Mais peu importe l’aspect que revêtira votre table, le rituel sera inchangé. Les plats seront tous posés simultanément au milieu des convives qui se serviront au gré de leurs envies… ou presque. Selon un proverbe vietnamien, «il faut regarder le fond de la casserole avant de se servir» (An trông nôi, ngôi trông huong). Concrètement, le convive peut se servir à volonté, à la seule et unique condition non négociable qu’il reste de la nourriture en quantité suffisante pour tout le monde. À l’instar de la France, notamment, il convient donc de ne jamais prendre le dernier morceau, sauf si l’hôte vous y invite. Ce proverbe est aujourd’hui élargi à la vie quotidienne en général.
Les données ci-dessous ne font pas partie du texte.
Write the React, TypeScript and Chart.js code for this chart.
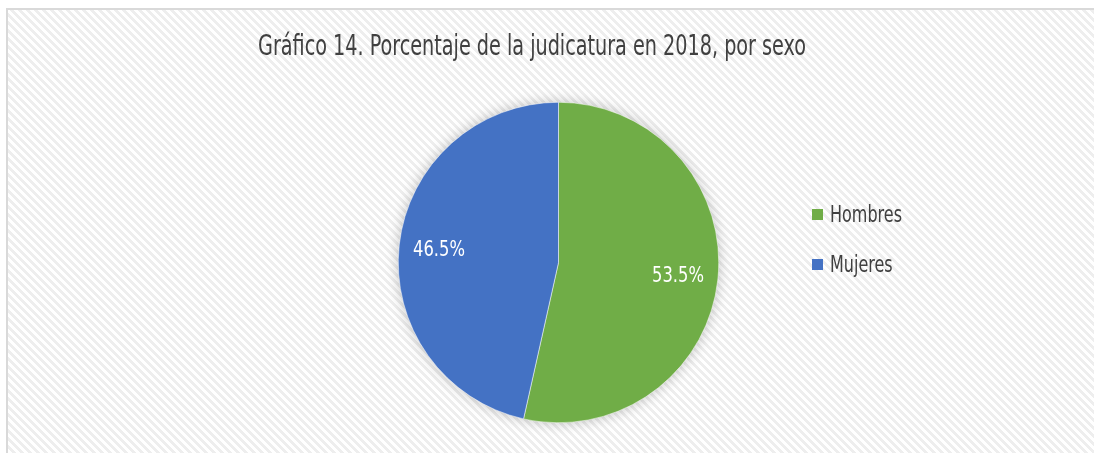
import React, { useEffect, useRef } from 'react';
import { Chart, registerables } from 'chart.js';

Chart.register(...registerables);

const categories = ['Hombres', 'Mujeres'];
const values = [53.5, 46.5];
const colors = ['#70AD47', '#4472C4'];
const titleText = 'Gráfico 14. Porcentaje de la judicatura en 2018, por sexo';

const FONT = "'Liberation Sans Narrow', 'DejaVu Sans Condensed', 'Noto Sans', sans-serif";

function makePattern(ctx: CanvasRenderingContext2D) {
  const c = document.createElement('canvas');
  c.width = 8;
  c.height = 8;
  const p = c.getContext('2d')!;
  p.fillStyle = '#ffffff';
  p.fillRect(0, 0, 8, 8);
  p.fillStyle = '#eeeeee';
  for (let y = 0; y < 8; y++) {
    for (let x = 0; x < 8; x++) {
      if ((((x - y) % 8) + 8) % 8 < 4) p.fillRect(x, y, 1, 1);
    }
  }
  return ctx.createPattern(c, 'repeat')!;
}

const framePlugin = {
  id: 'frame',
  beforeDraw(chart: any) {
    const ctx: CanvasRenderingContext2D = chart.ctx;
    ctx.save();
    ctx.fillStyle = '#ffffff';
    ctx.fillRect(0, 0, chart.width, chart.height);
    ctx.fillStyle = makePattern(ctx);
    ctx.fillRect(7, 9, chart.width, chart.height);
    ctx.strokeStyle = '#d9d9d9';
    ctx.lineWidth = 2;
    ctx.strokeRect(7, 9, chart.width + 10, chart.height + 10);
    ctx.restore();
  },
};

const shadowPlugin = {
  id: 'pieShadow',
  beforeDatasetsDraw(chart: any) {
    const arc = chart.getDatasetMeta(0).data[0];
    if (!arc) return;
    const ctx: CanvasRenderingContext2D = chart.ctx;
    ctx.save();
    ctx.shadowColor = 'rgba(0,0,0,0.28)';
    ctx.shadowBlur = 14;
    ctx.fillStyle = '#ffffff';
    ctx.beginPath();
    ctx.arc(arc.x, arc.y, arc.outerRadius - 1, 0, Math.PI * 2);
    ctx.fill();
    ctx.restore();
  },
};

function fitScale(ctx: CanvasRenderingContext2D, text: string, target: number) {
  return target / ctx.measureText(text).width;
}

const textPlugin = {
  id: 'texts',
  afterDatasetsDraw(chart: any) {
    const ctx: CanvasRenderingContext2D = chart.ctx;
    ctx.save();
    // title
    ctx.font = `500 28px ${FONT}`;
    const sx = fitScale(ctx, titleText, 548);
    ctx.fillStyle = '#404040';
    ctx.textAlign = 'center';
    ctx.textBaseline = 'alphabetic';
    ctx.save();
    ctx.translate(532, 55);
    ctx.scale(sx, 1);
    ctx.fillText(titleText, 0, 0);
    ctx.restore();

    // legend
    const labels: string[] = chart.data.labels;
    const bg: string[] = chart.data.datasets[0].backgroundColor;
    ctx.font = `23px ${FONT}`;
    const lsx = fitScale(ctx, labels[0], 72);
    labels.forEach((lab, i) => {
      const top = 209 + i * 50;
      ctx.fillStyle = bg[i];
      ctx.fillRect(812, top, 11, 11);
      ctx.save();
      ctx.fillStyle = '#404040';
      ctx.textAlign = 'left';
      ctx.translate(830, top + 13);
      ctx.scale(lsx, 1);
      ctx.fillText(lab, 0, 0);
      ctx.restore();
    });

    // data labels
    const meta = chart.getDatasetMeta(0);
    const data: number[] = chart.data.datasets[0].data;
    ctx.font = `22px ${FONT}`;
    const dsx = fitScale(ctx, data[1].toFixed(1) + '%', 52);
    meta.data.forEach((arc: any, i: number) => {
      const mid = (arc.startAngle + arc.endAngle) / 2;
      const r = arc.outerRadius * 0.75;
      const x = arc.x + Math.cos(mid) * r;
      const y = arc.y + Math.sin(mid) * r;
      ctx.save();
      ctx.fillStyle = '#ffffff';
      ctx.textAlign = 'center';
      ctx.textBaseline = 'middle';
      ctx.translate(x, y + 1);
      ctx.scale(dsx, 1);
      ctx.fillText(data[i].toFixed(1) + '%', 0, 0);
      ctx.restore();
    });
    ctx.restore();
  },
};

export default function App() {
  const ref = useRef<HTMLCanvasElement>(null);
  useEffect(() => {
    document.body.style.margin = '0';
    const chart = new Chart(ref.current!, {
      type: 'pie',
      data: {
        labels: categories,
        datasets: [
          {
            data: values,
            backgroundColor: colors,
            borderColor: '#ffffff',
            borderWidth: 0.5,
          },
        ],
      },
      options: {
        responsive: false,
        animation: false,
        layout: { padding: { top: 102, bottom: 30, left: 398, right: 375 } },
        plugins: {
          legend: { display: false },
          title: { display: false },
          tooltip: { enabled: false },
        },
      },
      plugins: [framePlugin, shadowPlugin, textPlugin],
    });
    return () => chart.destroy();
  }, []);
  return (
    <div style={{ width: 1094, height: 453, overflow: 'hidden' }}>
      <canvas ref={ref} width={1094} height={453} style={{ display: 'block' }} />
    </div>
  );
}
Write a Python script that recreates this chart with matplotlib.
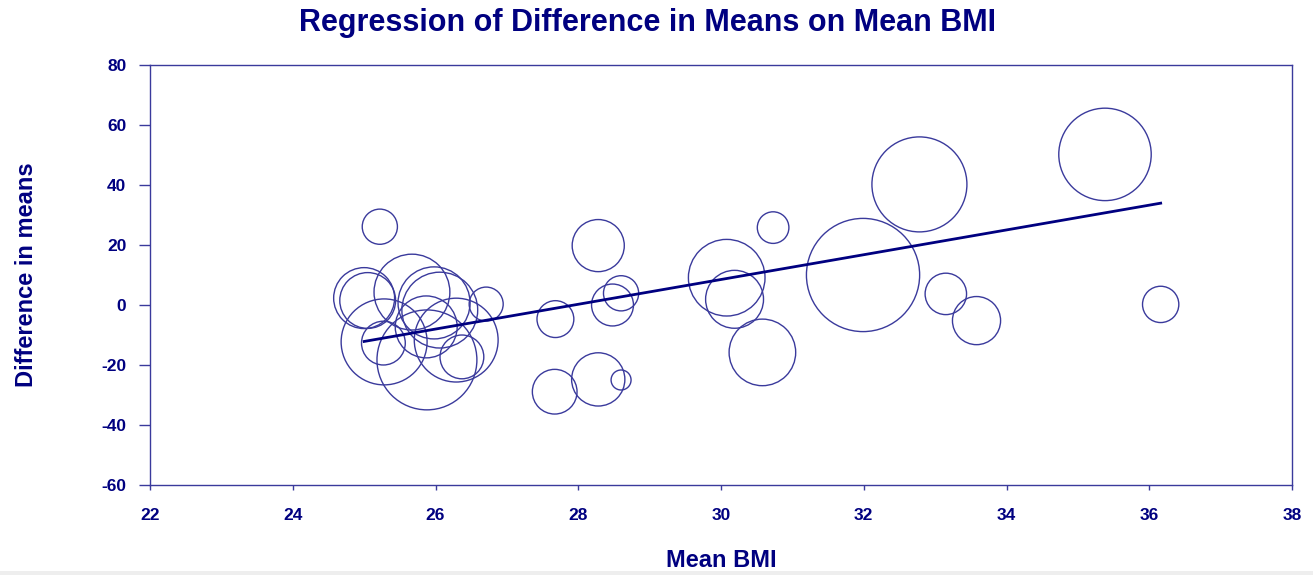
import numpy as np
import matplotlib
matplotlib.use("Agg")
import matplotlib.pyplot as plt
from matplotlib.patches import Rectangle

plt.rcParams["font.family"] = ["Liberation Sans", "DejaVu Sans"]
plt.rcParams["font.weight"] = "bold"
plt.rcParams["axes.unicode_minus"] = False

# study-level data: mean BMI, difference in means, relative weight
mean_bmi = [25.00, 25.05, 25.67, 25.98, 26.06, 25.28, 25.27, 25.88, 26.37, 26.71,
            25.87, 26.29, 25.22, 28.28, 27.68, 28.48, 28.60, 30.08, 30.19, 30.73,
            30.58, 27.67, 28.28, 28.60, 31.99, 32.78, 35.38, 33.15, 33.58, 36.16]
diff_means = [2.3, 1.5, 4.3, 0.7, -1.7, -12.3, -12.7, -18.3, -17.3, 0.3,
              -7.3, -11.7, 26.1, 19.8, -4.7, 0.0, 3.9, 9.1, 1.9, 25.8,
              -15.8, -28.9, -24.8, -25.0, 10.0, 40.2, 50.2, 3.7, -5.2, 0.2]
weight = [9.3, 7.8, 14.4, 13.0, 14.4, 18.5, 4.8, 25.0, 4.8, 2.9,
          9.6, 17.6, 3.1, 6.8, 3.4, 4.4, 3.1, 14.7, 8.4, 2.5,
          11.1, 5.0, 7.1, 1.0, 32.1, 22.6, 21.4, 4.3, 5.8, 3.3]

# meta-regression fit
intercept = -115.4
slope = 4.13

navy = "#000080"
edge = "#3a3a9c"

fig = plt.figure(figsize=(13.13, 5.75), dpi=100)
ax = fig.add_axes([150 / 1313, 90 / 575, 1142 / 1313, 420 / 575])

ax.scatter(mean_bmi, diff_means, s=np.array(weight) * 207, facecolors="none",
           edgecolors=edge, linewidths=1.0, zorder=2)

xs = np.array([min(mean_bmi), max(mean_bmi)])
ax.plot(xs, intercept + slope * xs, color=navy, linewidth=2.0, zorder=3)

ax.set_xlim(22, 38)
ax.set_ylim(-60, 80)
ax.set_xticks(np.arange(22, 39, 2))
ax.set_yticks(np.arange(-60, 81, 20))

for side in ax.spines.values():
    side.set_color(edge)
    side.set_linewidth(1.0)

ax.tick_params(axis="y", direction="out", length=8, width=1, color=edge,
               labelsize=12.5, labelcolor=navy, pad=9)
ax.tick_params(axis="x", direction="out", length=3.6, width=1, color=edge,
               labelsize=12.5, labelcolor=navy, pad=13)
for lab in ax.get_xticklabels() + ax.get_yticklabels():
    lab.set_fontweight("bold")

ax.set_xlabel("Mean BMI", fontsize=17, fontweight="bold", color=navy)
ax.xaxis.set_label_coords(0.5, -0.152)
ax.set_ylabel("Difference in means", fontsize=17, fontweight="bold", color=navy)
ax.yaxis.set_label_coords(-0.098, 0.5)

fig.text(0.4935, 1 - 23 / 575, "Regression of Difference in Means on Mean BMI",
         ha="center", va="center", fontsize=22, fontweight="bold", color=navy)

# thin grey strip along the bottom edge
fig.patches.append(Rectangle((0, 0), 1, 4 / 575, transform=fig.transFigure,
                             facecolor="#eeeeee", edgecolor="none"))

fig.savefig("out.png", dpi=100)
Autre règle : ne remplissez jamais votre bol à ras bord. Servez-vous en petite quantité à chaque fois. Ne prenez jamais un morceau pour le mettre directement à la bouche. Il doit passer par votre bol. Ainsi mélangé aux autres mets qui compose la tablée, il n’en sera que plus «goûtu».
Concernant enfin le dessert, oubliez sur le champ pâtisseries et autres gourmandises du même acabit. Les Vietnamiens n’ont absolument pas l’habitude de manger gras. Ils vous offriront des fruits, rarement d’ailleurs ceux que vous avez apportés, ne vous en vexez pas. Comme évoqué précédemment, le rituel de l’hospitalité veut que l’on garde les présents pour plus tard, et que l’on fasse même don d’autres fruits à l’invité, pour qu’il les emporte. Enfin, si vous voulez faire plaisir à votre hôte, demandez à visiter sa maison. De fait, aussi surprenant et impoli que cela puisse paraître à un occidental, c’est à l’invité de se faire inviter. Le propriétaire peut d’ailleurs attendre avec impatience votre requête. C’est ainsi que j’ai moi-même vexé la maîtresse des lieux, il y a seulement quelques jours. Quand on se souvient que la notion d’espace privé est quasi-absente au Vietnam, cette pratique prend tout son sens. Même si elle n’est pas d’usage dans toutes les familles.
La liste des coutumes est encore bien longue. Un seul secret, observer et s’adapter. Eviter de dire non mais ne pas se crisper. Tout ça n’est qu’une affaire d’habitude, et les faux-pas vous seront aisément pardonnés si vous êtes étranger.
Note: Pendant votre voyage, vous avez de bonnes occasions de passer d’innoubliables moments, lors des nuits chez l’habitant en mangeant ensemble avec des familles vietnamiennes qui sont très acceuillantes et sympatiques.